Varsalona's parents in hometown Kansas City prepared her, too. Her mother taught her to sew, and she was using the machine by the age of 6; by seventh grade, she was helping her teacher instruct students. Her businessman father encouraged Varsalona to advertise her ability in the newspaper, and at 13, she earned money putting in hems. In high school, she worked with a dress designer, and her dad encouraged her to sew her own clothes by promising to pay for any fabric she chose—once the garment was completed. And he suggested she study at the School of Art.

When Varsalona married commercial attorney Joseph Marino after graduation, her memorable gown and accessories were like a rapturous tribute to her husband, parents, and professors alike. The credits would read as follows: dress design and creation, silk-illusion veil, and najwa-feather cap headpiece by Paula Varsalona; gown's handmade white lace covered with handmade flowers, along with five-yard train, by Brussels nuns; closed silk pumps and silver party sandals by Charles Jourdan.
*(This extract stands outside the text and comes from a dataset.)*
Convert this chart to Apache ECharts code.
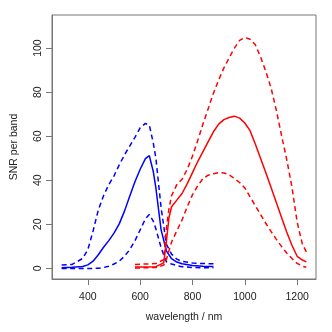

Today, Varsalona and her husband live in northern New Jersey with their daughter, Alexandra (the bridesmaid collection carries her name). Varsalona continues to serve as a member and board member of numerous national and international professional and service organizations and of colleges, a professional school, and a Catholic high school. Life is full, her business is at its height—and her energy is blazing. "I have an insatiable drive to use my talent in whatever areas I can. My dream now is to license my name and do shoes, hosiery, table linen, bed linen, china, silver—anything pertaining to a bride or a new home. That's my next goal! I'd love to do that!"

And Paula Varsalona will.

Judy H. Watts is a free-lance writer based in Santa Barbara, California, and a former editor of this magazine.